Eric, I'm glad you read Hayek in your younger years. I always thought you made enough sense that you would have at one point. Anyway, I'm not sure Hayek and Mises emphasized it enough, but the ABCT definitely is a story about malinvestment and not a story of overinvestment. The low interest rates do impact the whole economy, but particularly the industries most sensitive to interest rate changes. Every cycle is different and whether it is different technology or different government incentives, the booms and busts will manifest in different places depending on individual circumstances.

I would consider malinvestment by sector to be the biggest thing that Austrians and trying to explain. I wouldn't think of it as an overinvestment theory.

Anonymous said...

no need for laissez-faire, messiah is on the case. and he's bold. funny how all these wankers are all bold when it comes to spending money they don't have. only wish china makes them issue yuan bonds this year. then we'll see the economic dream team squirm.

Anonymous said...

... There is a residual element of Early Christianity in Austrian Economics. Where "money lenders" were going to hell, therefore credit is bad.

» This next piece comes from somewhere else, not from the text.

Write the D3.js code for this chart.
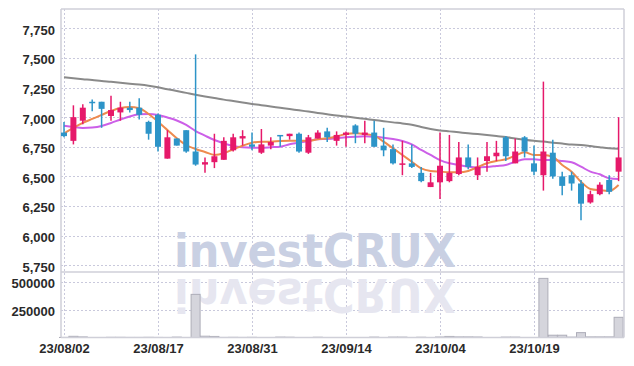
<!DOCTYPE html>
<html>
<head>
<meta charset="utf-8">
<script src="https://cdn.jsdelivr.net/npm/d3@7"></script>
<style>
  body { margin: 0; background: #fff; }
</style>
</head>
<body>
<div id="main"></div>
<script>
// dados
const dates = ["23/08/02","23/08/03","23/08/04","23/08/07","23/08/08","23/08/09","23/08/10","23/08/11","23/08/14","23/08/16",
  "23/08/17","23/08/18","23/08/21","23/08/22","23/08/23","23/08/24","23/08/25","23/08/28","23/08/29","23/08/30",
  "23/08/31","23/09/01","23/09/04","23/09/05","23/09/06","23/09/07","23/09/08","23/09/11","23/09/12","23/09/13",
  "23/09/14","23/09/15","23/09/18","23/09/19","23/09/20","23/09/21","23/09/22","23/09/25","23/09/26","23/09/27",
  "23/10/04","23/10/05","23/10/06","23/10/10","23/10/11","23/10/12","23/10/13","23/10/16","23/10/17","23/10/18",
  "23/10/19","23/10/20","23/10/23","23/10/24","23/10/25","23/10/26","23/10/27","23/10/30","23/10/31","23/11/01"];

const opens = [6870,6800,6970,7130,7130,7010,7040,7080,7080,6960, 7020,6650,6820,6890,6710,6600,6620,6640,6720,6820,
  6770,6700,6760,6850,6840,6860,6700,6820,6880,6800, 6850,6930,6850,6870,6760,6730,6600,6610,6530,6410,
  6450,6460,6520,6660,6510,6630,6670,6830,6610,6830, 6610,6510,6700,6500,6510,6440,6280,6350,6470,6540];
const highs = [6960,7100,7110,7150,7130,7180,7130,7130,7160,6970, 7030,6890,6820,6890,7530,6660,6860,6830,6860,6890,
  6870,6900,6830,6850,6860,6870,6850,6890,6910,6880, 6880,6940,6970,6970,6910,6770,6800,6770,6580,6530,
  6870,6850,6790,6770,6660,6790,6800,6840,6820,6840, 6760,7300,6810,6540,6540,6470,6380,6450,6510,7000];
const lows = [6830,6770,6940,7050,6910,6970,6970,7040,6980,6810, 6710,6650,6760,6700,6590,6530,6570,6640,6710,6760,
  6720,6690,6730,6750,6810,6700,6690,6820,6790,6760, 6750,6780,6780,6750,6670,6600,6510,6570,6450,6410,
  6310,6450,6510,6560,6470,6540,6630,6630,6610,6660, 6510,6380,6480,6340,6380,6130,6270,6340,6350,6460];
const closes = [6840,7000,7080,7120,7070,7060,7080,7060,7020,6860, 6750,6830,6760,6710,6600,6620,6670,6800,6830,6840,
  6750,6770,6790,6840,6860,6710,6830,6870,6830,6850, 6870,6860,6870,6750,6720,6610,6610,6580,6460,6450,
  6590,6530,6660,6580,6580,6670,6700,6670,6710,6710, 6540,6710,6500,6420,6440,6270,6350,6430,6370,6660];
const volumes = [5000,15000,10000,3000,4000,6000,6000,5000,5000,6000, 5000,3000,8000,3000,390000,16000,14000,5000,6000,5000,
  6000,4000,2000,8000,7000,3000,4000,7000,3000,2000, 3000,2000,3000,8000,3000,8000,8000,3000,7000,2000,
  9000,14000,10000,10000,9000,3000,2000,8000,8000,3000, 2000,533000,25000,25000,8000,48000,10000,10000,10000,185000];

// medias moveis (5, 10 e longa)
const ma5 = [6862,6909,6951,6985,7019,7052,7077,7086,7075,7027, 6962,6892,6822,6765,6731,6706,6681,6695,6729,6759,
  6784,6793,6793,6799,6801,6801,6799,6813,6822,6837, 6858,6864,6858,6844,6793,6737,6681,6624,6568,6546,
  6540,6535,6535,6546,6579,6611,6630,6644,6675,6703, 6681,6681,6666,6596,6540,6455,6394,6383,6377,6427];
const ma10 = [6928,6917,6909,6913,6926,6951,6980,7006,7024,7027, 7018,6997,6972,6934,6883,6844,6807,6779,6757,6746,
  6742,6742,6746,6751,6771,6784,6799,6813,6816,6822, 6830,6835,6838,6835,6827,6816,6799,6771,6723,6681,
  6638,6611,6596,6582,6575,6580,6588,6596,6624,6644, 6644,6638,6638,6630,6619,6582,6540,6518,6484,6478];
const maLong = [7336,7329,7321,7314,7305,7298,7290,7283,7275,7265, 7252,7236,7221,7205,7189,7175,7162,7148,7136,7124,
  7112,7101,7090,7079,7068,7058,7047,7036,7025,7014, 7005,6996,6986,6976,6966,6956,6947,6936,6917,6900,
  6888,6880,6872,6864,6857,6849,6840,6832,6820,6809, 6800,6794,6785,6777,6769,6765,6756,6746,6737,6734];

const priceTicks = [5750,6000,6250,6500,6750,7000,7250,7500,7750];
const volumeTicks = [250000,500000];
const dateTicks = ["23/08/02","23/08/17","23/08/31","23/09/14","23/10/04","23/10/19"];

class CandleChart {
  constructor(config) {
    this.config = config;
    this.createSvg();
    this.createScales();
  }

  createSvg() {
    this.svg = d3.select(this.config.div)
      .append("svg")
      .attr("width", this.config.width)
      .attr("height", this.config.height);
  }

  createScales() {
    const c = this.config;
    this.x = d3.scalePoint().domain(dates).range([64, 618.6]);
    this.y = d3.scaleLinear().domain([5693, 7913]).range([c.priceBottom, c.top]);
    this.yVol = d3.scaleLinear().domain([0, 590000]).range([338, c.priceBottom]);
  }

  renderGrid() {
    const c = this.config;
    const grid = this.svg.append("g")
      .attr("stroke", "#c9c9dc")
      .attr("stroke-dasharray", "2,2")
      .attr("stroke-width", 1);

    grid.selectAll("line.hp")
      .data(priceTicks)
      .join("line")
      .attr("class", "hp")
      .attr("x1", c.left).attr("x2", c.right)
      .attr("y1", d => Math.round(this.y(d)) + 0.5)
      .attr("y2", d => Math.round(this.y(d)) + 0.5);

    grid.selectAll("line.hv")
      .data(volumeTicks)
      .join("line")
      .attr("class", "hv")
      .attr("x1", c.left).attr("x2", c.right)
      .attr("y1", d => Math.round(this.yVol(d)) + 0.5)
      .attr("y2", d => Math.round(this.yVol(d)) + 0.5);

    grid.selectAll("line.v")
      .data(dateTicks)
      .join("line")
      .attr("class", "v")
      .attr("x1", d => Math.round(this.x(d)) + 0.5)
      .attr("x2", d => Math.round(this.x(d)) + 0.5)
      .attr("y1", c.top).attr("y2", c.bottom);
  }

  renderWatermark() {
    const wm = this.svg.append("g")
      .style("font-family", "'DejaVu Sans', sans-serif")
      .style("font-size", "46px")
      .style("font-weight", "bold");

    // reflexo no painel de volume
    wm.append("text")
      .attr("x", 174)
      .attr("y", 267)
      .attr("transform", "translate(0,546) scale(1,-1)")
      .attr("textLength", 282)
      .attr("lengthAdjust", "spacingAndGlyphs")
      .attr("fill", "#e6e6f0")
      .text("investCRUX");

    wm.append("text")
      .attr("x", 174)
      .attr("y", 267)
      .attr("textLength", 282)
      .attr("lengthAdjust", "spacingAndGlyphs")
      .attr("fill", "#c9d0e3")
      .text("investCRUX");
  }

  renderVolume() {
    this.svg.append("g")
      .selectAll("rect")
      .data(dates)
      .join("rect")
      .attr("x", d => this.x(d) - 4.5)
      .attr("y", (d, i) => this.yVol(volumes[i]))
      .attr("width", 9)
      .attr("height", (d, i) => 337.5 - this.yVol(volumes[i]))
      .attr("fill", "#d5d5dc")
      .attr("stroke", "#adadb8")
      .attr("stroke-width", 1);
  }

  renderFrame() {
    const c = this.config;
    const f = this.svg.append("g").attr("stroke", "#cfcfd8").attr("stroke-width", 1.5);
    f.append("line").attr("x1", c.left).attr("x2", c.right).attr("y1", c.top).attr("y2", c.top);
    f.append("line").attr("x1", c.left).attr("x2", c.right).attr("y1", c.priceBottom).attr("y2", c.priceBottom);
    f.append("line").attr("x1", c.left).attr("x2", c.right).attr("y1", c.bottom).attr("y2", c.bottom);
    f.append("line").attr("x1", c.left).attr("x2", c.left).attr("y1", c.top).attr("y2", c.bottom);
    f.append("line").attr("x1", c.right).attr("x2", c.right).attr("y1", c.top).attr("y2", c.bottom);
  }

  renderLines() {
    const series = [
      { values: maLong, color: "#8a8a8a" },
      { values: ma10, color: "#cc5fe8" },
      { values: ma5, color: "#ee8a4e" }
    ];
    const line = values => d3.line()
      .x((d, i) => this.x(dates[i]))
      .y(d => this.y(d))
      .curve(d3.curveMonotoneX)(values);

    this.svg.append("g")
      .selectAll("path")
      .data(series)
      .join("path")
      .attr("d", d => line(d.values))
      .attr("fill", "none")
      .attr("stroke", d => d.color)
      .attr("stroke-width", 2);
  }

  renderCandles() {
    const up = "#e6196a", down = "#2d94c8";
    const col = i => closes[i] >= opens[i] ? up : down;

    const g = this.svg.append("g")
      .selectAll("g")
      .data(dates)
      .join("g");

    g.append("line")
      .attr("x1", d => this.x(d))
      .attr("x2", d => this.x(d))
      .attr("y1", (d, i) => this.y(highs[i]))
      .attr("y2", (d, i) => this.y(lows[i]))
      .attr("stroke", (d, i) => col(i))
      .attr("stroke-width", 1.5);

    g.append("rect")
      .attr("x", d => this.x(d) - 3)
      .attr("y", (d, i) => this.y(Math.max(opens[i], closes[i])))
      .attr("width", 6)
      .attr("height", (d, i) => Math.max(1.5, Math.abs(this.y(opens[i]) - this.y(closes[i]))))
      .attr("fill", (d, i) => col(i));
  }

  renderAxes() {
    const c = this.config;
    const yAxis = this.svg.append("g")
      .attr("transform", `translate(${c.left},0)`)
      .call(d3.axisLeft(this.y).tickValues(priceTicks).tickSize(0).tickPadding(6).tickFormat(d3.format(",")));

    const vAxis = this.svg.append("g")
      .attr("transform", `translate(${c.left},0)`)
      .call(d3.axisLeft(this.yVol).tickValues(volumeTicks).tickSize(0).tickPadding(6).tickFormat(d => d));

    const xAxis = this.svg.append("g")
      .attr("transform", `translate(0,${c.bottom})`)
      .call(d3.axisBottom(this.x).tickValues(dateTicks).tickSize(0).tickPadding(6));

    [yAxis, vAxis, xAxis].forEach(a => {
      a.select(".domain").remove();
      a.attr("font-family", "'Liberation Sans', Arial, sans-serif")
        .attr("font-size", 13)
        .attr("font-weight", "bold");
      a.selectAll("text").attr("fill", "#2a2a2a");
    });
    yAxis.selectAll("text").attr("dy", "0.45em");
    vAxis.selectAll("text").attr("dy", "0.45em");
  }

  render() {
    this.renderGrid();
    this.renderWatermark();
    this.renderVolume();
    this.renderFrame();
    this.renderLines();
    this.renderCandles();
    this.renderAxes();
  }
}

let config = { div: "#main", width: 634, height: 366, left: 61, right: 624, top: 9, priceBottom: 272, bottom: 337.5 };
let chart = new CandleChart(config);
chart.render();
</script>
</body>
</html>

Then when the Nazi's used the Jewish bogeyman and the cause of the poor economy. These beliefs were strengthened, and persist.

Anonymous said...

Too bad LvM and Hayek were both Jews who escaped Austria.

Eric Falkenstein said...

Hayek wasn't Jewish. He was related to Wittgenstein, but through Witty's non-jewish grandparent.

Anonymous said...

Well I stand corrected, but it doesn't matter b/c the writer above is wrong anyway.

Mike Wagner said...

It's not just that interest rates are too low, the real problem is that credit is expanded beyond actual savings.
Savings represent actual resources produced but not consumed. If banks lend more money than has been saved (through fractional reserve banking) this causes a massive disruption in the allocation of resources. Businesses borrow money to start projects for which there are not enough resources to complete. Consumers borrow to expand current consumption, thus consuming still more of the resource pool. Eventually there are capital projects that fail because they have run out of materials, manpower, energy, etc.
Also, low interest rates affect the KIND of capital projects that are undertaken. Too many projects are started which would have not appeared profitable under a higher interest rate.
There is one more pernicious effect of credit expansion. If the artificial boom goes on long enough, the prices of capital goods will get so high that many existing firms start practicing "deferred maintenance" on their existing capital. Over time this will result in a still lower productive capacity.
All in all, I think Austrian theory pretty well explains all the features we are seeing in the current recession, and remember the Austrians are virtually the only ones who saw this coming - 5 years ago!